Huili Guo graduated from the University of Cambridge in 2005 with a B.A. degree in Natural Sciences. In 2011, she received the Ph.D. degree in Biology from the Massachusetts Institute of Technology. She performed her thesis research in the laboratory of Prof. David Bartel at the Whitehead Institute for Biomedical Research, where she used ribosome profiling and RNA-Seq to study the molecular consequences of microRNA-mediated repression in mammalian systems. This work was published in Nature in 2010. This highly-cited piece of work is recommended by the Faculty of 1000, which identifies the most significant articles in biomedical research publications. Huili is a recipient of National Science Scholarships from the Agency for Science, Technology and Research (A*STAR) in 2002 (BS) and 2006 (PhD). In 2012, she was awarded an IMCB Independent Fellowship to conduct independent research at IMCB. She is an Adjunct Assistant Professor with the Department of Biological Sciences, National University of Singapore. Huili has been an Ambassador for the STEM (Science, Technology, Engineering and Mathematics) programme run by the Singapore Committee for UN Women since 2013. She is also a recipient of the L’Oréal Singapore For Women In Science National Fellowship (2014) and the Young Scientist Award (2016).

  Specialized ribosomes and the control of translation

The ribosome – the cellular machine that translates information in mRNA templates into functional protein – is made up of ribosomal RNAs and about 80 ribosomal proteins. Despite the many components, ribosomes are typically seen as invariant entities.
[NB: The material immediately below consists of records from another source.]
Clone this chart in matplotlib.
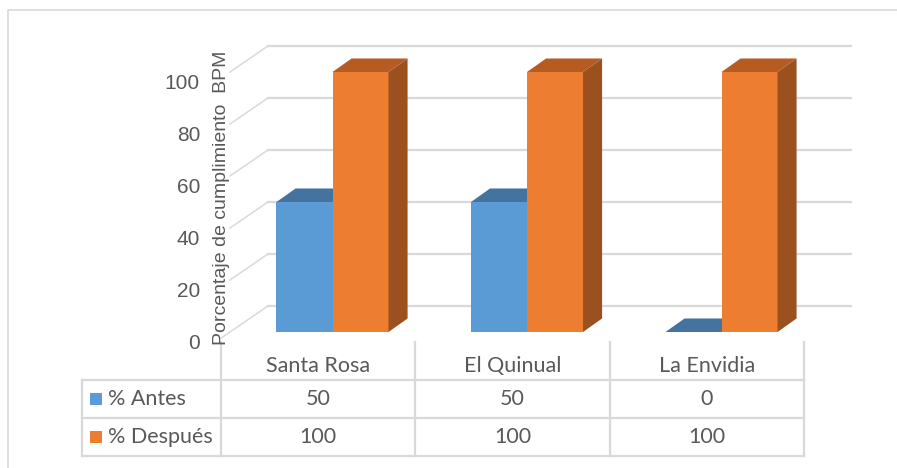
import matplotlib
matplotlib.use("Agg")
import matplotlib.pyplot as plt
from matplotlib.patches import Polygon, Rectangle
from matplotlib.transforms import blended_transform_factory

# data
categories = ["Santa Rosa", "El Quinual", "La Envidia"]
antes = [50, 50, 0]
despues = [100, 100, 100]
series_names = ["% Antes", "% Después"]
y_ticks = [0, 20, 40, 60, 80, 100]
y_label = "Porcentaje de cumplimiento  BPM"

# colours (front, top, side)
blue = ("#5B9BD5", "#44739F", "#3A6890")
orange = ("#ED7D31", "#B65C23", "#9B5020")
grid_c = "#D9D9D9"
text_c = "#595959"

W, H = 897, 468
fig = plt.figure(figsize=(W / 100, H / 100), dpi=100)

# pixel layer for frame + table
lay = fig.add_axes([0, 0, 1, 1], zorder=0)
lay.set_xlim(0, W)
lay.set_ylim(H, 0)
lay.axis("off")

# data layer: one category per unit, value scale on y
x0_px, x_scale = 332.5, 194.5
y0_px, y_scale = 332, 2.6
ax = fig.add_axes([0, 0, 1, 1], zorder=1)
ax.set_xlim(-x0_px / x_scale, (W - x0_px) / x_scale)
ax.set_ylim(-(H - y0_px) / y_scale, y0_px / y_scale)
ax.axis("off")
ax.patch.set_visible(False)

mix = blended_transform_factory(ax.transData, lay.transData)

# outer frame
lay.plot([8, 8, W], [H, 10, 10], color=grid_c, lw=1.2)

# walls: side wall and back wall gridlines
wall_x = -0.527
wall_dx, wall_dv = 0.195, 10
wall_right = 2.666
for v in y_ticks:
    k = 1.24 if v == 0 else 1.0
    ax.plot([wall_x + wall_dx - wall_dx * k, wall_x + wall_dx],
            [v + wall_dv - wall_dv * k, v + wall_dv], color=grid_c, lw=1.1, zorder=1)
    ax.plot([wall_x + wall_dx, wall_right], [v + wall_dv, v + wall_dv],
            color=grid_c, lw=1.6, zorder=1)

# 3-D bars
bw = 0.288
dx, dv = 0.098, 5.2


def bar3d(x, h, cols, side=True):
    front, top, sidec = cols
    if h > 0:
        ax.add_patch(Rectangle((x, 0), bw, h, facecolor=front, edgecolor="none", zorder=3))
    ax.add_patch(Polygon([(x, h), (x + bw, h), (x + bw + dx, h + dv), (x + dx, h + dv)],
                         closed=True, facecolor=top, edgecolor="none", zorder=3))
    if side and h > 0:
        ax.add_patch(Polygon([(x + bw, 0), (x + bw + dx, dv), (x + bw + dx, h + dv), (x + bw, h)],
                             closed=True, facecolor=sidec, edgecolor="none", zorder=3))


for i in range(len(categories)):
    bar3d(i - bw, antes[i], blue, side=False)
    bar3d(i, despues[i], orange)

# value axis labels
for v in y_ticks:
    ax.text((200 - x0_px) / x_scale, v - 4.6, str(v), ha="right", va="center",
            fontsize=15, color=text_c, family="Liberation Sans", zorder=5)
ax.text((222 - x0_px) / x_scale, (y0_px - 198) / y_scale, y_label, rotation=90,
        ha="center", va="center", fontsize=14, color=text_c,
        family="Liberation Sans", zorder=5)

# data table
shift = -0.0746
col_edges = [i - 0.5 + shift for i in range(len(categories) + 1)]
left_px = 82
rows_y = [380, 418, 456]
head_top = 342
tfont = dict(fontsize=15.5, color=text_c, family="Lato", zorder=5)

for y in rows_y:
    lay.plot([left_px, (col_edges[-1]) * x_scale + x0_px], [y, y], color=grid_c, lw=1.6)
lay.plot([left_px, left_px], [rows_y[0], rows_y[-1]], color=grid_c, lw=1.6)
for e in col_edges:
    ax.plot([e, e], [head_top, rows_y[-1]], color=grid_c, lw=1.6, transform=mix)

for i, name in enumerate(categories):
    cx = i + shift
    ax.text(cx, 366, name, ha="center", va="center", transform=mix, **tfont)
    ax.text(cx, 399, str(antes[i]), ha="center", va="center", transform=mix, **tfont)
    ax.text(cx, 437, str(despues[i]), ha="center", va="center", transform=mix, **tfont)

for name, cols, y in zip(series_names, [blue, orange], [399, 437]):
    lay.add_patch(Rectangle((90, y - 6), 12, 12, facecolor=cols[0], edgecolor="none"))
    lay.text(108, y, name, ha="left", va="center", **tfont)

fig.savefig("out.png", dpi=100)
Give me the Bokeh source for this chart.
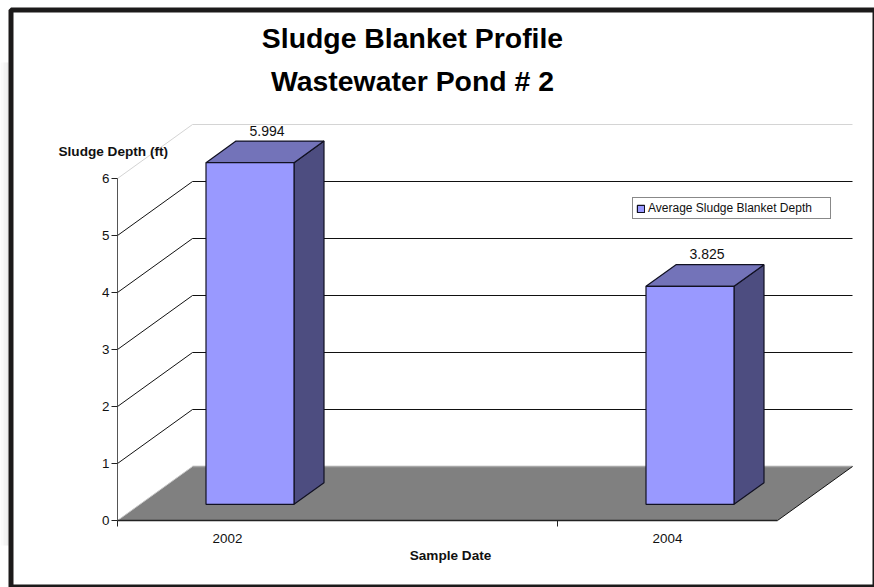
from bokeh.plotting import figure
from bokeh.embed import file_html
from bokeh.resources import INLINE
from bokeh.models import Label, Legend, LegendItem, FixedTicker, BoxAnnotation, Range1d

years = [2002, 2004]
depths = [5.994, 3.825]
depth_labels = ["5.994", "3.825"]
y_ticks = [0, 1, 2, 3, 4, 5, 6]
x_label_ticks = [2002, 2004]
x_mark_ticks = [2001.5, 2003.5]
title_lines = ["Sludge Blanket Profile", "Wastewater Pond # 2"]
series_name = "Average Sludge Blanket Depth"

FONT = "Liberation Sans"
W, H = 874, 587
PX_X = 220.0   # px per year
PX_Y = 57.0    # px per unit of depth
L, B = 117, 67
x0, x1 = 2001.5, 2004.5
DX, DY = 75 / PX_X, 54 / PX_Y   # oblique projection of the depth axis
BAR_W = 0.4
D_FRONT, D_BACK = 0.3, 0.7


def px(x, v, d=0.0):
    return x + d * DX, v + d * DY


def sy(y):
    return H - y


p = figure(width=W, height=H, output_backend="svg", toolbar_location=None,
           x_range=Range1d(x0 - L / PX_X, x0 + (W - L) / PX_X),
           y_range=Range1d(-B / PX_Y, (H - B) / PX_Y),
           min_border_left=0, min_border_bottom=0, min_border_top=0, min_border_right=0,
           background_fill_color="white", border_fill_color="white")
p.outline_line_color = None
p.grid.visible = False

# axes
xa, ya = p.xaxis[0], p.yaxis[0]
xa.fixed_location = 0
ya.fixed_location = x0
xa.ticker = FixedTicker(ticks=x_label_ticks, minor_ticks=x_mark_ticks)
xa.bounds = (x0, x1)
xa.major_tick_line_color = None
xa.minor_tick_in, xa.minor_tick_out = 0, 6
xa.minor_tick_line_color = "#222222"
xa.axis_line_color = "#222222"
xa.axis_line_width = 1.5
xa.major_label_standoff = 7
xa.major_label_text_font = FONT
xa.major_label_text_font_size = "13.4px"
xa.major_label_text_color = "#111111"
ya.ticker = FixedTicker(ticks=y_ticks, minor_ticks=[])
ya.bounds = (0, 6)
ya.major_tick_in, ya.major_tick_out = 0, 6
ya.major_tick_line_color = "#222222"
ya.axis_line_color = "#555555"
ya.major_label_standoff = 2
ya.major_label_text_font = FONT
ya.major_label_text_font_size = "13.4px"
ya.major_label_text_color = "#111111"

# walls
for v in y_ticks[1:]:
    col = "#d4d4d4" if v == 6 else "#111111"
    bx, by = px(x0, v, 1)
    ex, ey = px(x1, v, 1)
    p.line([x0, bx], [v, by], line_color=col, line_width=1)
    p.line([bx, ex], [by, ey], line_color=col, line_width=1)

# floor
c = [px(x0, 0), px(x1, 0), px(x1, 0, 1), px(x0, 0, 1)]
p.patch([q[0] for q in c], [q[1] for q in c], fill_color="#808080", line_color=None)
p.line([c[3][0], c[2][0]], [c[3][1], c[2][1]], line_color="#a8a8a8", line_width=1.5)
p.line([c[1][0], c[2][0]], [c[1][1], c[2][1]], line_color="#111111", line_width=1)
p.line([c[0][0], c[3][0]], [c[0][1], c[3][1]], line_color="#c8c8c8", line_width=1)

# bars
front = None
for yr, dep, lab in zip(years, depths, depth_labels):
    l, r = yr - BAR_W / 2, yr + BAR_W / 2
    f = [px(l, 0, D_FRONT), px(r, 0, D_FRONT), px(r, dep, D_FRONT), px(l, dep, D_FRONT)]
    s = [px(r, 0, D_FRONT), px(r, 0, D_BACK), px(r, dep, D_BACK), px(r, dep, D_FRONT)]
    t = [px(l, dep, D_FRONT), px(r, dep, D_FRONT), px(r, dep, D_BACK), px(l, dep, D_BACK)]
    for pts, col in ((s, "#4d4d80"), (t, "#7373b9")):
        p.patch([q[0] for q in pts], [q[1] for q in pts], fill_color=col,
                line_color="#111122", line_width=1.2)
    rend = p.patch([q[0] for q in f], [q[1] for q in f], fill_color="#9999ff",
                   line_color="#111122", line_width=1.2)
    front = front or rend
    mx = (f[0][0] + s[1][0]) / 2
    p.add_layout(Label(x=mx, y=t[2][1], text=lab, text_align="center", text_baseline="bottom",
                       x_offset=2, y_offset=5.5, text_font=FONT, text_font_size="14px",
                       text_color="#111111"))

# legend
leg = Legend(items=[LegendItem(label=series_name, renderers=[front])],
             location=(632, 368), orientation="vertical", margin=0, padding=3,
             spacing=0, glyph_width=9, glyph_height=9, label_standoff=3, label_width=179,
             label_text_font=FONT, label_text_font_size="12px", label_text_color="#111111",
             label_height=13, border_line_color="#111111", border_line_width=1,
             background_fill_color="white", background_fill_alpha=1)
p.add_layout(leg, "center")

# texts
for line, y in zip(title_lines, (37, 80.5)):
    p.add_layout(Label(x=412, y=sy(y), x_units="screen", y_units="screen", text=line,
                       text_align="center", text_baseline="middle", text_font=FONT,
                       text_font_style="bold", text_font_size="28.4px", text_color="black"))
p.add_layout(Label(x=58, y=sy(151), x_units="screen", y_units="screen", text="Sludge Depth (ft)",
                   text_align="left", text_baseline="middle", text_font=FONT,
                   text_font_style="bold", text_font_size="13.6px", text_color="#111111"))
p.add_layout(Label(x=450, y=sy(555), x_units="screen", y_units="screen", text="Sample Date",
                   text_align="center", text_baseline="middle", text_font=FONT,
                   text_font_style="bold", text_font_size="13.6px", text_color="#111111"))

# page shadow left of the frame
for a, b, col in ((0, 3, "#fbfbfb"), (3, 6, "#f4f4f4"), (6, 8, "#ececec")):
    p.add_layout(BoxAnnotation(left=a, right=b, top=sy(62), bottom=sy(545),
                               left_units="screen", right_units="screen",
                               top_units="screen", bottom_units="screen",
                               fill_color=col, fill_alpha=1, line_alpha=0, level="overlay"))

# outer frame
p.add_layout(BoxAnnotation(left=10.5, right=874.5, top=sy(9.5), bottom=sy(586.5),
                           left_units="screen", right_units="screen",
                           top_units="screen", bottom_units="screen",
                           fill_alpha=0, line_color="#1c1a1a", line_alpha=1, line_width=5,
                           level="overlay"))

open("out.html", "w").write(file_html(p, INLINE))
The conventional approach to studying translation has been to treat ribosome recruitment by auxiliary protein factors to mRNA templates as the end-point of translational regulation. However, there has been evidence indicating that the composition of ribosomal proteins in ribosomes can vary and that this in turn leads to distinct phenotypes. This phenomenon has been documented largely in yeast, plants, fruit flies, and zebrafish, but has not been well-studied in mammalian systems, even though many human disorders have been linked with the dysregulation of translation. In particular, there is a class of human genetic disorders known as ribosomopathies, in which mutations occurring in certain genes ultimately lead to impaired ribosome biogenesis and function. The most well-documented ribosomopathy to date is Diamond Blackfan Anaemia – almost half of patients with this disorder have mutations mapping to ribosomal proteins, with as many as 25% mapping to a single ribosomal protein, RPS19, alone.

Ribosome profiling is a recently developed technique used to study translation on a genome-wide level. This high-throughput technique has been demonstrated to provide codon-by-codon resolution of the mRNA locations of translating ribosomes in various organisms, including in mammals. We have previously used ribosome profiling to study microRNA-mediated repression, and are looking to employ this technique in exploring the concept of specialized ribosomes in regulating translation.

Through studying another facet of translational regulatory mechanisms, we hope to gain a deeper understanding of translational control and uncover novel avenues towards therapeutics development.